ABSTRACT

The Atlantic Forest in eastern South America harbors 849 bird species, of which 216 are endemic and 122 threatened with extinction. It is also one of the 25 biodiversity hotspots recognized throughout the world. Within this biome, the Serra do Mar stands out as an important area of endemism in South America. Nonetheless, ornithological knowledge of the Serra do Mar remains underestimated and incomplete. One lacunae of information for the Serra is a region called Curucutu, which is adjacent to the largest urban area in South America. The avifauna of Curucutu has been sampled occasionally since 1900, but all of the available data have yet to be published. Therefore, we compiled ornithological data published on Serra do Mar over the last 118 years and undertook a 16-year-long field inventory using 3 methods of data collection simultaneously (visual observations, point counts, and mist nets) for a total of 395 field days. Sampling was performed in forest and natural grasslands along an elevational gradient from 5 to 850 m.a.s.l.
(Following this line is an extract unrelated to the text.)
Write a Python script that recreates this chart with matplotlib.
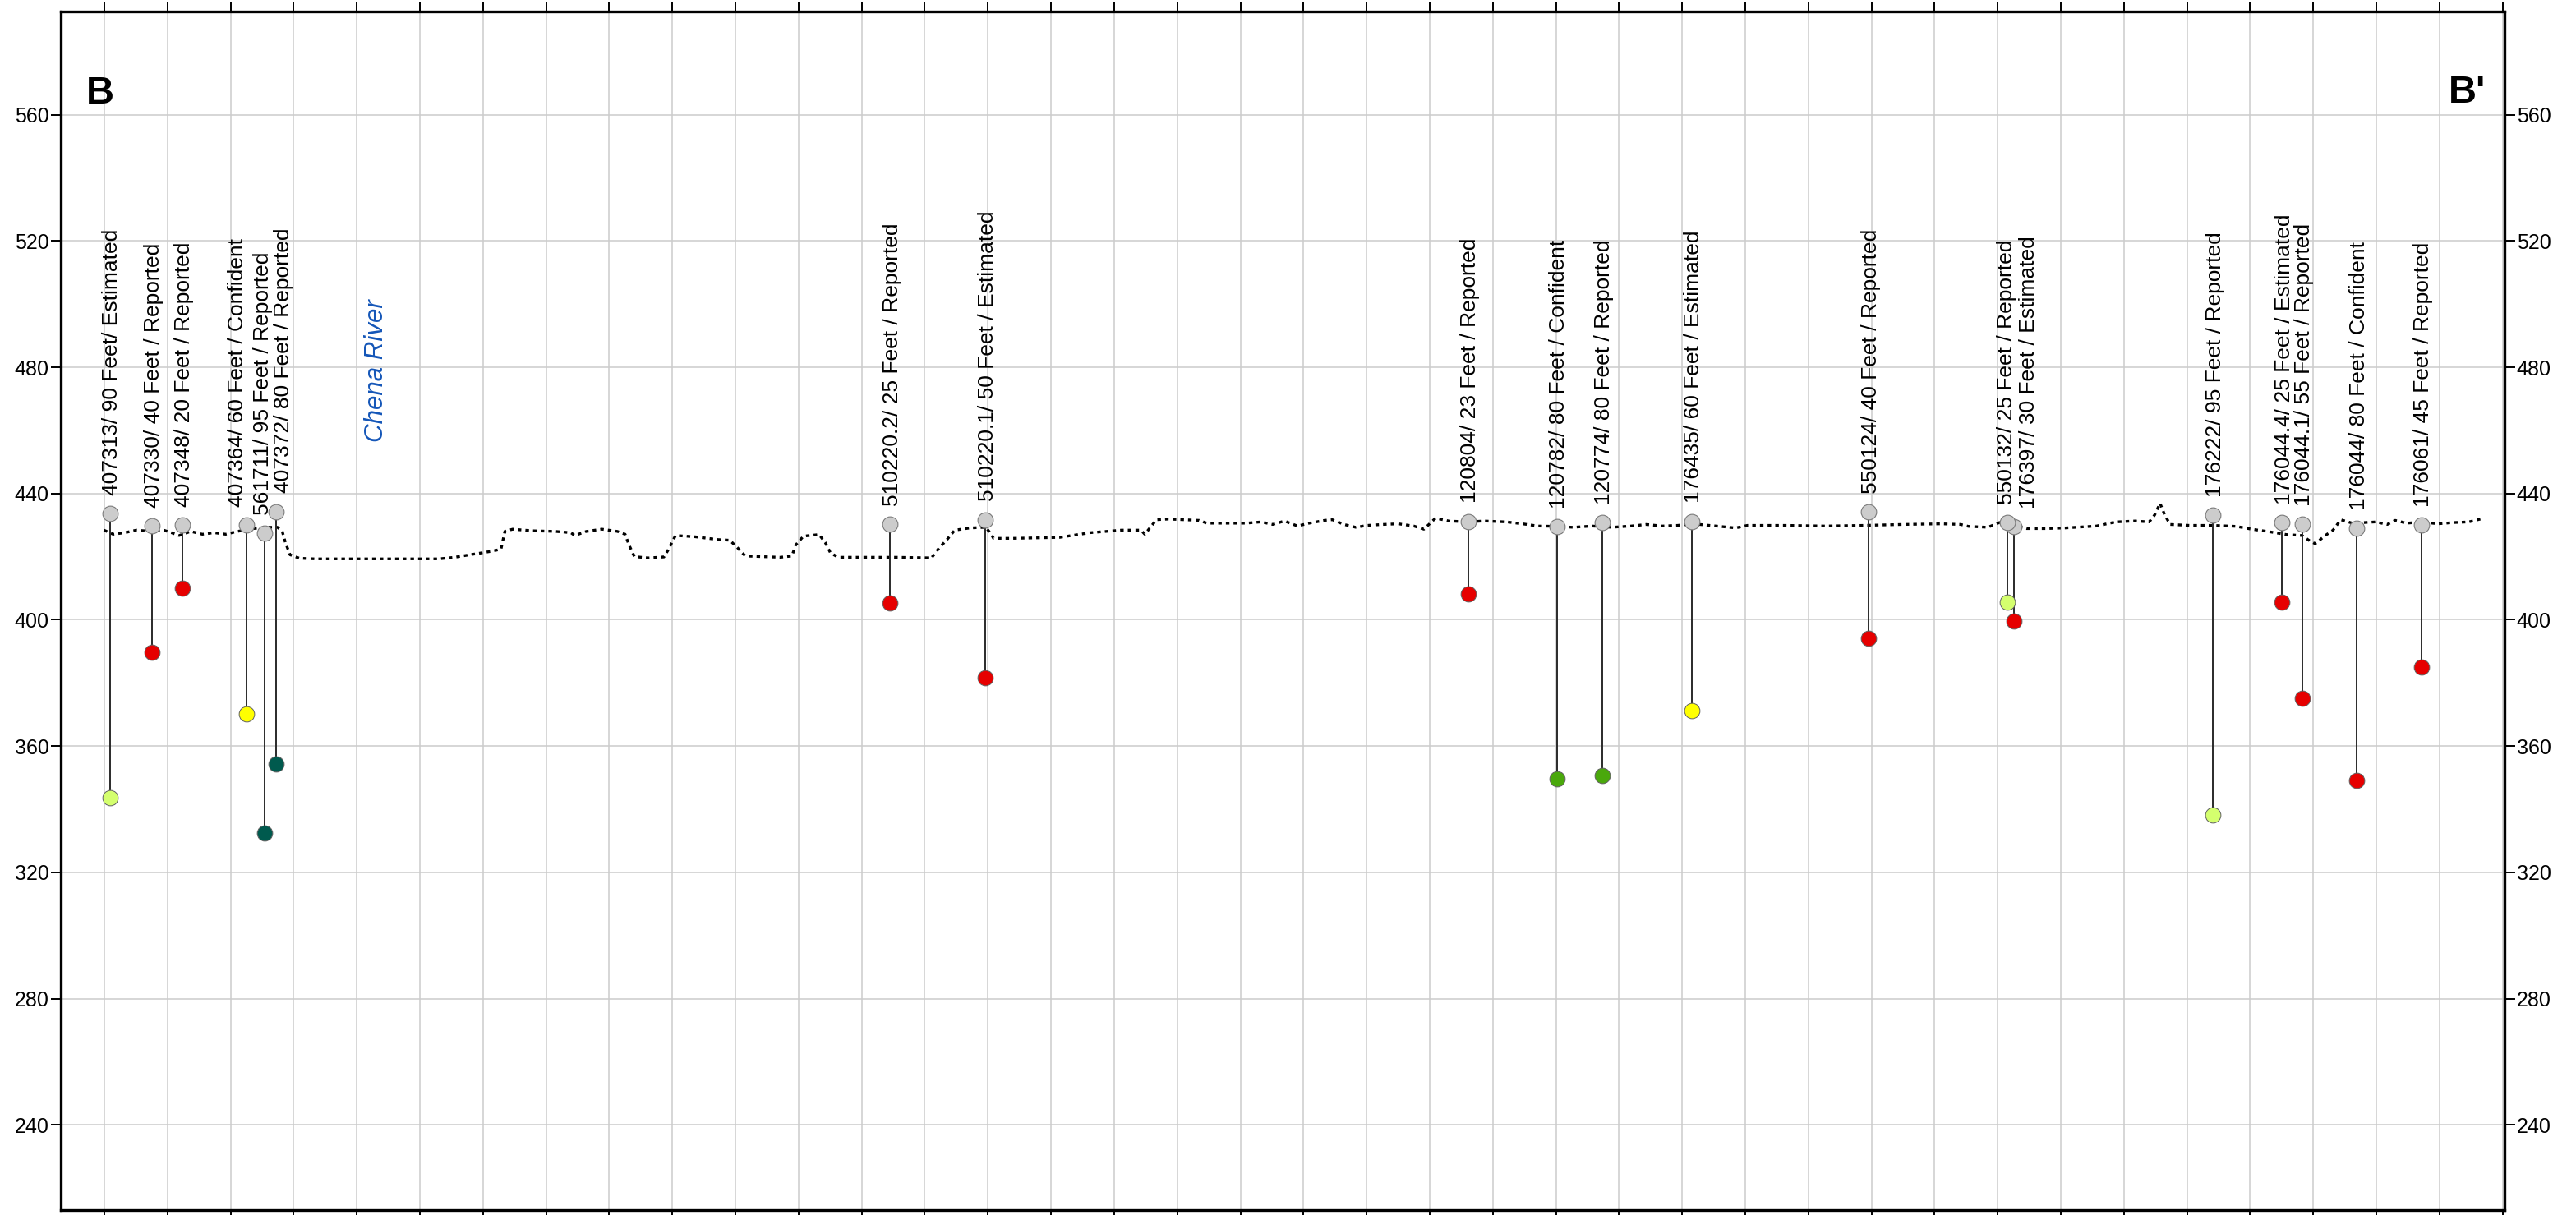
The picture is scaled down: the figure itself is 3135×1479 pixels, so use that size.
import matplotlib
matplotlib.use("Agg")
import matplotlib.pyplot as plt
from matplotlib.ticker import MultipleLocator

plt.rcParams['font.family'] = ['Liberation Sans', 'DejaVu Sans']

# ---------------------------------------------------------------- data
# Wells projected onto section B-B' (distance along section, grid step = 100)
well_ids = ["407313", "407330", "407348", "407364", "561711", "407372",
            "510220.2", "510220.1", "120804", "120782", "120774", "176435",
            "550124", "550132", "176397", "176222", "176044.4", "176044.1",
            "176044", "176061"]
well_dist = [9.1, 75.3, 123.6, 225.3, 254.3, 271.7, 1245.2, 1395.8, 2160.8,
             2301.3, 2373.0, 2515.1, 2795.6, 3015.5, 3025.9, 3341.0, 3450.3,
             3482.2, 3568.9, 3671.1]
ground_elev = [433.6, 429.8, 430.0, 430.1, 427.5, 434.3, 430.2, 431.7, 431.2,
               429.5, 430.7, 431.2, 434.2, 430.7, 429.5, 433.2, 430.7, 430.2,
               429.0, 430.0]
well_depth = [90, 40, 20, 60, 95, 80, 25, 50, 23, 80, 80, 60, 40, 25, 30, 95,
              25, 55, 80, 45]
well_quality = ["/ Estimated", " / Reported", " / Reported", " / Confident",
                " / Reported", " / Reported", " / Reported", " / Estimated",
                " / Reported", " / Confident", " / Reported", " / Estimated",
                " / Reported", " / Reported", " / Estimated", " / Reported",
                " / Estimated", " / Reported", " / Confident", " / Reported"]

# Ground surface profile along the section
terrain_dist = [-0.7, 14.0, 32.4, 50.9, 75.5, 93.9, 106.2, 118.5, 136.9, 155.3,
                173.8, 192.2, 210.6, 222.9, 235.2, 259.8, 274.5, 281.9, 286.8,
                294.2, 309.0, 333.5, 395.0, 456.4, 530.2, 554.8, 579.3, 616.2,
                628.5, 634.6, 646.9, 677.7, 714.5, 739.1, 745.3, 763.7, 788.3,
                812.9, 825.1, 831.3, 839.9, 862.0, 886.6, 892.7, 905.0, 935.7,
                972.6, 991.0, 1003.3, 1015.6, 1071.0, 1089.4, 1095.5, 1107.8,
                1132.4, 1142.2, 1150.8, 1163.1, 1255.3, 1310.6, 1322.9, 1335.2,
                1347.5, 1372.1, 1396.6, 1405.3, 1408.9, 1439.6, 1513.4, 1562.5,
                1611.7, 1642.4, 1648.6, 1667.0, 1685.4, 1734.6, 1746.9, 1808.4,
                1833.0, 1851.4, 1869.8, 1890.5, 1908.9, 1933.5, 1945.8, 1964.2,
                1982.7, 2001.1, 2025.7, 2050.3, 2074.8, 2090.8, 2109.2, 2130.1,
                2160.9, 2185.4, 2222.3, 2246.9, 2271.5, 2302.2, 2326.8, 2357.5,
                2388.2, 2418.9, 2443.5, 2468.1, 2492.7, 2517.3, 2554.1, 2584.9,
                2603.3, 2664.8, 2726.2, 2787.7, 2849.1, 2910.6, 2941.3, 2953.6,
                2984.3, 3002.7, 3021.2, 3045.8, 3076.5, 3107.2, 3156.4, 3187.1,
                3217.8, 3240.0, 3248.6, 3257.2, 3264.6, 3273.2, 3303.9, 3340.8,
                3377.7, 3402.3, 3426.9, 3457.6, 3482.2, 3494.4, 3503.0, 3519.0,
                3531.3, 3543.6, 3562.0, 3580.5, 3598.9, 3617.3, 3629.6, 3648.0,
                3672.6, 3697.2, 3721.7, 3746.3, 3764.8]
terrain_elev = [428.4, 427.1, 427.6, 428.4, 428.0, 428.4, 427.6, 426.7, 428.0,
                427.1, 427.6, 427.1, 428.0, 428.4, 428.9, 429.3, 429.3, 428.0,
                424.5, 420.6, 419.5, 419.3, 419.3, 419.3, 419.3, 419.8, 420.6,
                421.8, 422.4, 428.0, 428.7, 428.2, 428.0, 427.6, 426.7, 428.0,
                428.7, 428.0, 427.1, 423.7, 420.0, 419.6, 419.9, 421.9, 426.7,
                426.3, 425.4, 425.2, 422.8, 420.2, 419.8, 420.2, 423.7, 426.5,
                427.0, 424.5, 421.1, 419.8, 419.8, 419.6, 422.8, 425.4, 428.4,
                429.1, 429.3, 427.1, 425.8, 425.8, 426.1, 427.6, 428.4, 428.4,
                427.1, 431.7, 431.9, 431.5, 430.6, 430.6, 431.0, 430.2, 431.3,
                429.7, 430.6, 431.5, 431.7, 430.2, 429.3, 429.9, 430.2, 430.4,
                429.7, 428.7, 432.2, 431.3, 431.0, 431.3, 431.0, 430.4, 429.7,
                429.6, 429.3, 429.7, 429.3, 429.7, 430.2, 429.7, 429.9, 430.4,
                429.7, 429.1, 429.9, 429.9, 429.7, 429.9, 430.2, 430.4, 430.2,
                429.6, 429.3, 430.8, 430.2, 428.9, 428.9, 429.1, 429.7, 431.0,
                431.3, 431.0, 433.2, 436.9, 433.2, 430.2, 429.9, 429.9, 429.6,
                428.7, 428.0, 427.0, 426.7, 425.0, 424.1, 426.7, 428.4, 431.7,
                430.6, 430.8, 431.0, 430.2, 431.5, 430.6, 431.0, 430.4, 430.8,
                431.0, 431.9]

y_ticks = [240, 280, 320, 360, 400, 440, 480, 520, 560]

# ---------------------------------------------------------------- style
LIGHT_GREEN = "#d4ff6e"
RED = "#e60000"
YELLOW = "#ffff00"
TEAL = "#005a4e"
GREEN = "#4aa80c"
bottom_colors = [LIGHT_GREEN, RED, RED, YELLOW, TEAL, TEAL, RED, RED, RED,
                 GREEN, GREEN, YELLOW, RED, LIGHT_GREEN, RED, LIGHT_GREEN,
                 RED, RED, RED, RED]
# horizontal shift of each well label (points), to keep crowded labels apart
label_shift = [1.8, 1.8, 1.8, -8.0, -2.0, 7.0, 1.8, 1.8, 1.8, 1.8, 1.8, 1.8,
               1.8, -1.0, 12.7, 1.8, 1.8, 1.8, 1.8, 1.8]

W, H, DPI = 3135, 1479, 100
fig = plt.figure(figsize=(W / DPI, H / DPI), dpi=DPI, facecolor="white")
ax = fig.add_axes([74 / W, 1 - 1473 / H, (3048 - 74) / W, (1473 - 14) / H])

ax.set_xlim(-69, 3803)
ax.set_ylim(213.0, 592.7)

ax.xaxis.set_major_locator(MultipleLocator(100))
ax.set_yticks(y_ticks)
ax.grid(True, color="#cccccc", linewidth=1.1, zorder=0)
ax.set_axisbelow(True)

ax.tick_params(axis="x", which="both", direction="out", top=True, bottom=True,
               labeltop=False, labelbottom=False, length=8.5, width=1.4,
               color="black")
ax.tick_params(axis="y", which="both", direction="out", left=True, right=True,
               labelleft=True, labelright=True, length=9, width=1.4,
               labelsize=18, pad=1.5, color="black")
for s in ax.spines.values():
    s.set_linewidth(2.4)
    s.set_color("black")

# ground surface
ax.plot(terrain_dist, terrain_elev, color="black", linewidth=2.4,
        linestyle=(0, (1.3, 1.5)), zorder=3)

# wells: stem from ground elevation down to the bottom of the well
n = len(well_ids)
for i in range(n):
    top = ground_elev[i]
    bot = top - well_depth[i]
    x = well_dist[i]
    z = 10 + (n - i) * 0.01
    ax.plot([x, x], [top, bot], color="#2a2a2a", linewidth=1.4, zorder=4)
    ax.plot([x], [bot], marker="o", markersize=13.5, markerfacecolor=bottom_colors[i],
            markeredgecolor="#606060", markeredgewidth=0.7, linestyle="none",
            zorder=z)
    ax.plot([x], [top], marker="o", markersize=13.5, markerfacecolor="#cccccc",
            markeredgecolor="#7a7a7a", markeredgewidth=0.8, linestyle="none",
            zorder=z)
    label = f"{well_ids[i]}/ {well_depth[i]} Feet{well_quality[i]}"
    ax.annotate(label, xy=(x, top), xytext=(label_shift[i], 16.0),
                textcoords="offset points", rotation=90, ha="center",
                va="bottom", fontsize=19, color="black", zorder=20)

# river crossing
ax.text(431, 456.3, "Chena River", rotation=90, ha="center", va="bottom",
        fontsize=22.5, style="italic", color="#1456b8", zorder=20)

# section end letters
fig.text(105 / W, 1 - 126 / H, "B", fontsize=34, fontweight="bold",
         ha="left", va="baseline")
fig.text(3025 / W, 1 - 125 / H, "B'", fontsize=34, fontweight="bold",
         ha="right", va="baseline")

fig.savefig("out.png", dpi=DPI, facecolor="white")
A total of 422 species of birds, 128 of which are endemic to the Atlantic Forest and 29 that are threatened with extinction, were documented, thereby illustrating the importance of this region. Of this total, 382 species occur in Núcleo Curucutu do Parque Estadual da Serra do Mar, demonstrating the importance of this reserve to the regional avifauna. We made several significant additions to the avifauna of the region, with only one species, the Black-necked Aracari (Pteroglossus aracari), being considered regionally extinct because of a lack of records since 1900—thus representing a kind of poorly studied extinction that has yet to be investigated and may be happening with much greater frequency in large forested areas of Serra do Mar. Even though the region is partially protected, being a state reserve, its proximity to the largest urban area in South America automatically puts the area under threat, especially considering the disorganized urban growth that has been encroaching upon natural areas of the region. The expansion of current reserves, and the establishment of new protected areas in this region of Serra do Mar is essential for guaranteeing the integrity of this very rich and threatened bird community of the Atlantic Forest.